In Fallout 3, dialog was usually a means to end. It was simply another RPG component, designed to justify every FedEx and kill quest. This is an important task – the player needs a reason to do things – but dialog can offer so much more. I haven’t counted, but I suspect that Fallout: New Vegas has considerably MORE dialog than Fallout 3. This should could as no surprise given that New Vegas is built by some of the folks behind Fallout 2 and Planescape: Torment, games that were considerably more talky than any RPG of the voice-acting era. But it allows the game to breathe. I don’t just want to know that Some Radscorpions Are Causing Trouble And I Should Kill Them.

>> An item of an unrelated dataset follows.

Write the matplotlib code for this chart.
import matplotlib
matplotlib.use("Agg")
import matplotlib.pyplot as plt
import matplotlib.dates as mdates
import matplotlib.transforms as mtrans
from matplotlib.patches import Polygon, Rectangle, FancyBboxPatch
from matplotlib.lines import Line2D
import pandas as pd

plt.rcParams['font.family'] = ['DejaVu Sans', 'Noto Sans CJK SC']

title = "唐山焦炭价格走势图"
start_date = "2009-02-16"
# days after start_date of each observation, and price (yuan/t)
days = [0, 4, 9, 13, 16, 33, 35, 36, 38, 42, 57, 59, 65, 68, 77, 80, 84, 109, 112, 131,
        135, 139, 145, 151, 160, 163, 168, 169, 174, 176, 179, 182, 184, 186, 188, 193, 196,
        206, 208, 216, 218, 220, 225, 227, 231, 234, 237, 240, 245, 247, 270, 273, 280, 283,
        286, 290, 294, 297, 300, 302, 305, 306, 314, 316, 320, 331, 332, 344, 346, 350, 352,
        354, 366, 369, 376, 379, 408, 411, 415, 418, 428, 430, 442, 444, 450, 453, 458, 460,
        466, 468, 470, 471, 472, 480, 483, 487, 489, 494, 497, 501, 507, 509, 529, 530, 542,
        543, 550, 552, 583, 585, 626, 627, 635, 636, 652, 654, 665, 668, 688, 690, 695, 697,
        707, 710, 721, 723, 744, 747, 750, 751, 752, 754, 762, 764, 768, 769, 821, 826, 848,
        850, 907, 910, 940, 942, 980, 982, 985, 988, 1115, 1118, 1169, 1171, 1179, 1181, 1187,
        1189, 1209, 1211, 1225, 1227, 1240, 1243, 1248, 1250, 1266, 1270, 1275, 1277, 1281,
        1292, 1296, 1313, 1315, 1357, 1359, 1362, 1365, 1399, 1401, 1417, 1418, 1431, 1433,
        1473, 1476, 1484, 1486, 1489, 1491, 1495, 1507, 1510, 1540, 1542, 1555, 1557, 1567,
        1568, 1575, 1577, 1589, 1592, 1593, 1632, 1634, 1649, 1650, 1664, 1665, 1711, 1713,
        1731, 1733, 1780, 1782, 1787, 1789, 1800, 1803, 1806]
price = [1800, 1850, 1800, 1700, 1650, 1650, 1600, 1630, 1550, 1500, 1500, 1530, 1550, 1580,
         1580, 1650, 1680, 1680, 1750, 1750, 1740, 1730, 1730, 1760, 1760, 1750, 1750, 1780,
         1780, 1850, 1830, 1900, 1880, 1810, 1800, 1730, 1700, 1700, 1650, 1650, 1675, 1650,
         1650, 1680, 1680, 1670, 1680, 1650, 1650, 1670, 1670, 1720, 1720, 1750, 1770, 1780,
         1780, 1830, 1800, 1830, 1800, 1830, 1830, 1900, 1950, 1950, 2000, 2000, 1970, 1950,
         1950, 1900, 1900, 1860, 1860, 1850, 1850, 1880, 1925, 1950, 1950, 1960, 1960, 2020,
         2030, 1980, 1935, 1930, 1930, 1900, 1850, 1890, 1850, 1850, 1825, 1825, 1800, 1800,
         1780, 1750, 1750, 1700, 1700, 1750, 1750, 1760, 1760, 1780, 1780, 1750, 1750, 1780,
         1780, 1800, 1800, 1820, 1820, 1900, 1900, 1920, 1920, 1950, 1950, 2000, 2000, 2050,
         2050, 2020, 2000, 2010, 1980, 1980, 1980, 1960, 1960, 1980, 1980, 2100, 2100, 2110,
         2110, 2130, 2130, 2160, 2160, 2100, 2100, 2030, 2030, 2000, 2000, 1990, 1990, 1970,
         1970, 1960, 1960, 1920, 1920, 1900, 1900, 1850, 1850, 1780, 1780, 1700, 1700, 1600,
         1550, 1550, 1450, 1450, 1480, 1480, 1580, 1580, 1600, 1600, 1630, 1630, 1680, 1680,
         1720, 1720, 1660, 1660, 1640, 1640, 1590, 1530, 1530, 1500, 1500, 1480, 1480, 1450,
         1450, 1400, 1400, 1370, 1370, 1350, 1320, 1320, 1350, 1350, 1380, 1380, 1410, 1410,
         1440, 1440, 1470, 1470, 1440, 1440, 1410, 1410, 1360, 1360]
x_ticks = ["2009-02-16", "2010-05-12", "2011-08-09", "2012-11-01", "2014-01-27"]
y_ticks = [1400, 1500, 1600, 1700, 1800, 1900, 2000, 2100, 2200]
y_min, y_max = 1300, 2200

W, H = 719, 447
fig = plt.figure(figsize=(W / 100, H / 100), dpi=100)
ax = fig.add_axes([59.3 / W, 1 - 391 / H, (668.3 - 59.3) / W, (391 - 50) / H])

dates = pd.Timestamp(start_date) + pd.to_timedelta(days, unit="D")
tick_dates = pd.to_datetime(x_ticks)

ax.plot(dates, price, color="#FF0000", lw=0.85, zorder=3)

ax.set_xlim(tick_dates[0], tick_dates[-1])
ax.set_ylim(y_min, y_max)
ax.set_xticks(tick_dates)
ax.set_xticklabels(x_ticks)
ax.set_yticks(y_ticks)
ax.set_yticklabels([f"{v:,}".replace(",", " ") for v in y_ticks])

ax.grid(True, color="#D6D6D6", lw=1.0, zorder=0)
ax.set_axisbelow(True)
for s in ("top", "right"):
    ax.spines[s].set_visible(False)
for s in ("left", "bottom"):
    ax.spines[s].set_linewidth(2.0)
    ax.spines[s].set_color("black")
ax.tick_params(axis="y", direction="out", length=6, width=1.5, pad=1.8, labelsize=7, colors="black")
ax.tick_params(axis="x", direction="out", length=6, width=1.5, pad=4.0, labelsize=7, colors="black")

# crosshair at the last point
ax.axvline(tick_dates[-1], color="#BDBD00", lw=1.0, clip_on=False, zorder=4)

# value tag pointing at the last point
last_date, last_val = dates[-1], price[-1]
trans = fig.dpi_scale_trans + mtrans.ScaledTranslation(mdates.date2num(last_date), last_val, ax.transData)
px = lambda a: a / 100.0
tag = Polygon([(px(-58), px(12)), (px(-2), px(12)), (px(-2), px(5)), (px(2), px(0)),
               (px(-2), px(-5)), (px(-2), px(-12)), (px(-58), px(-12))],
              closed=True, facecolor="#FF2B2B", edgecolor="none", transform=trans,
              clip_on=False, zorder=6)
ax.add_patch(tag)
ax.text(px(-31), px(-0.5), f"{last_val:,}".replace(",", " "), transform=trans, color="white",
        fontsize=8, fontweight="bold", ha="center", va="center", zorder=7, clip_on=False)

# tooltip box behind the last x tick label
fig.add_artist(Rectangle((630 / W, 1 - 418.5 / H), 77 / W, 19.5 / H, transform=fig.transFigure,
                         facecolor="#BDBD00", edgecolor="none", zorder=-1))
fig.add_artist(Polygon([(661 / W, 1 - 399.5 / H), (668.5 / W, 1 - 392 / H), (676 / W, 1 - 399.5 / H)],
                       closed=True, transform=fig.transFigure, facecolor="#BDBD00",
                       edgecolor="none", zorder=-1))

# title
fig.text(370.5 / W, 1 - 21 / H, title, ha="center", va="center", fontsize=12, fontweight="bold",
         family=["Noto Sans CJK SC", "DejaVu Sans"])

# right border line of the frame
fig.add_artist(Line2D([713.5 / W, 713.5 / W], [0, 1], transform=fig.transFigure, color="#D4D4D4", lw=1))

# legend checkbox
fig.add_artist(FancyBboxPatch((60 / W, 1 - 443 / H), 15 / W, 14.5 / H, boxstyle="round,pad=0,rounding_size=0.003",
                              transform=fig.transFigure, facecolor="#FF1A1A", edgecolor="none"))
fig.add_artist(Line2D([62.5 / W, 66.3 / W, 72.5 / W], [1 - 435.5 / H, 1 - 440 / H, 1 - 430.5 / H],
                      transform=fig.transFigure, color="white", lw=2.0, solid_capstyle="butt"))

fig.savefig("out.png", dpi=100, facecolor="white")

I want to know what a radscorpion is, what exactly they’ve done, and how their actions have affected the community. New Vegas consistently delivers on this counts. Even the most minor of characters will have a little bit of telling dialog. In the ruins of a quarry mining town called Boulder City, I found a soldier on leave. He was starring at a monument to a battle there, and told me about how his brother died in it. This wasn’t connected to any quest, and there was no advantage to be gained by talking to him: it was simple characterization. Fallout 3 lacked this: for all its hundreds of mutant-infested caves and factories, there were scant few world-building exercises.

The original Fallout was the rare game that focused, first and foremost, on its setting. The plot, the characters, and the combat were all well-developed, but were all designed around what made sense in the context of post-nuclear California. It never betrayed its setting, never went for the shocking plot twist that failed the believability test. Fallout 2 goofed off more, and some fans of the original still resent it for being over-the-top; but even it displayed a love of its world, relished in adding more flavor and humor to it. That love returns in New Vegas, and it’s welcome.

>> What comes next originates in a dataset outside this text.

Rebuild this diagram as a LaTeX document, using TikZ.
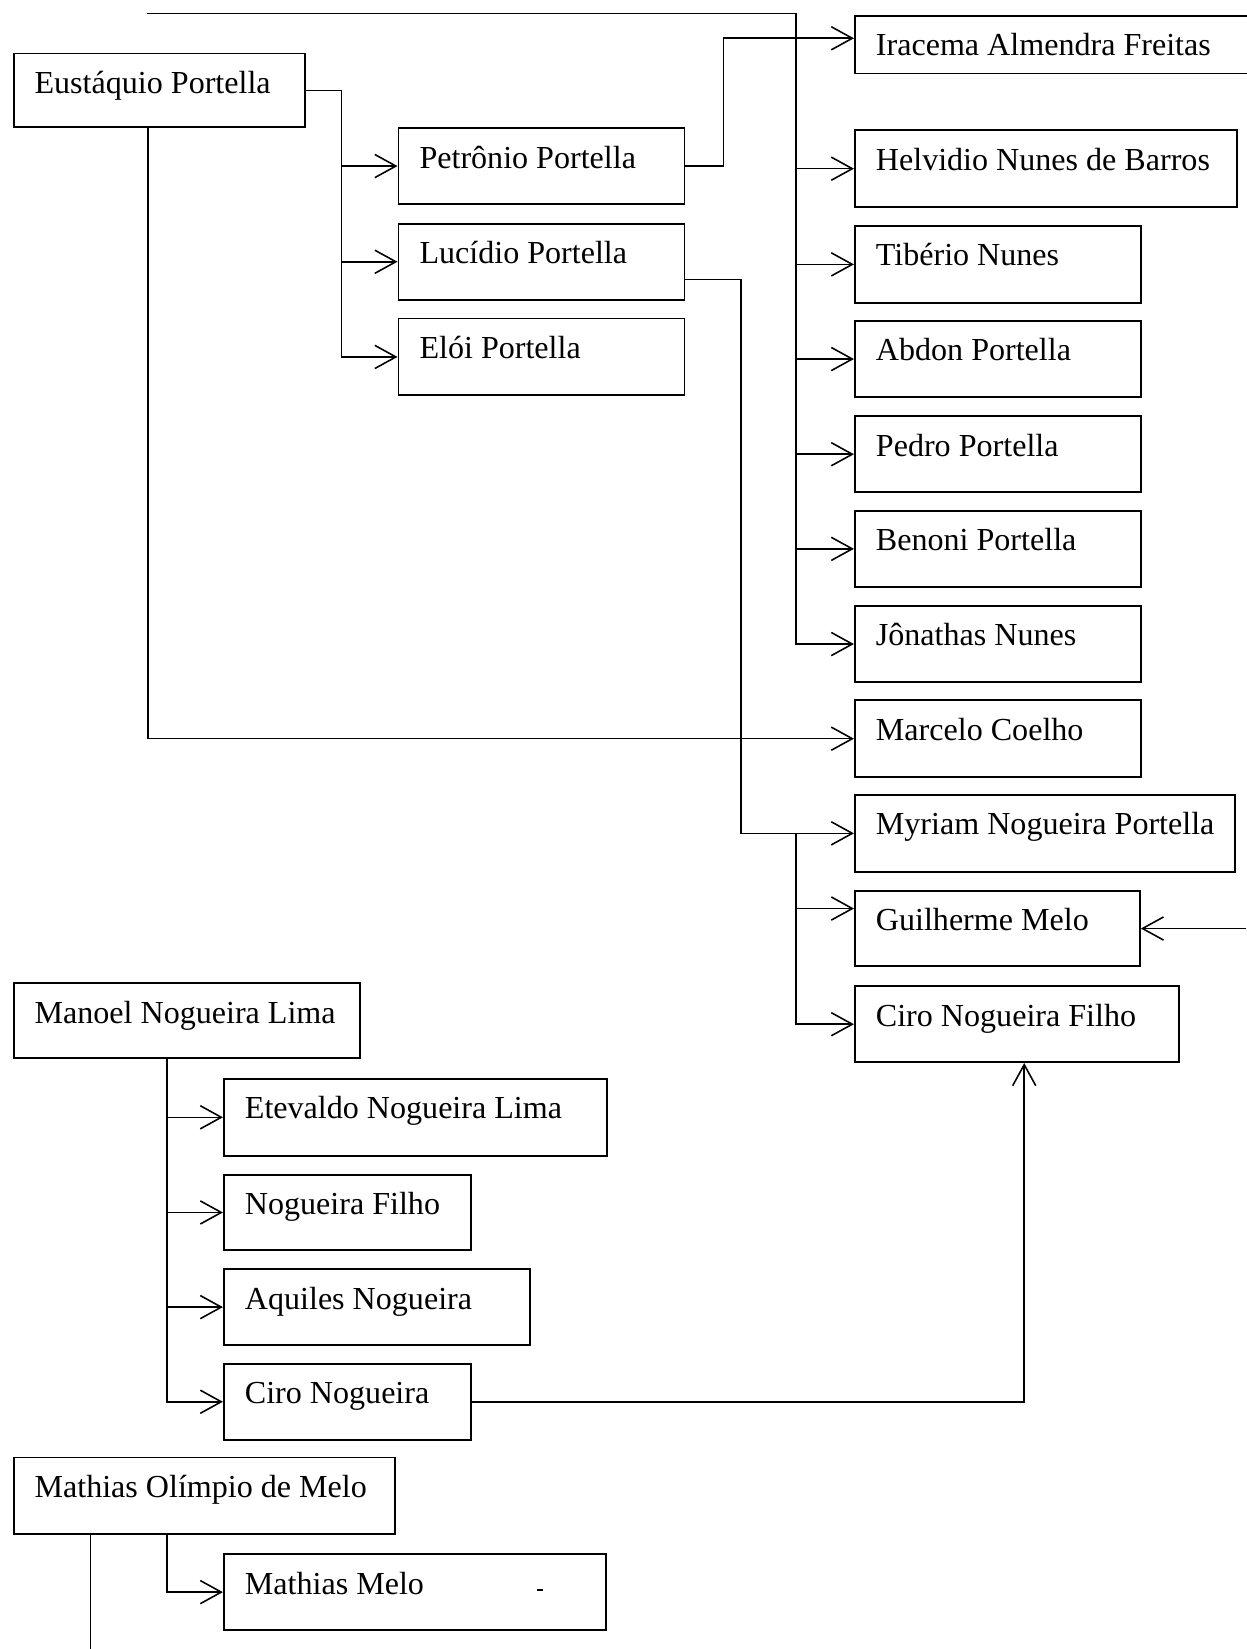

New Vegas also excels at making choices difficult. It’s been a long time since I had this much trouble choosing my allegiances. The factions are all well developed, even the most villainous one, and choosing the future of New Vegas is no easy affair, even for a do-gooder. These difficult moral quandaries – which inhabit most side-quests, not just the main story – are what engage me more than anything, what defines the greatness of game-fiction. Hell, I wrote a whole book on them. And I remember them. Ultimately, that, I think, is what will distinguish New Vegas from Fallout 3 more than anything. Fallout 3 was an engaging game, and I probably logged a good 70 hours in it. Yet I canĀ  remember about 15 minutes of that. For whatever reason, it simply didn’t stick, probably for some of the problems listed above. But New Vegas will be one of those games that I remember for years to come. I’ve crafted a real story, not just cut a power-gaming swath through the wasteland. It’s mine, and I’m keeping it.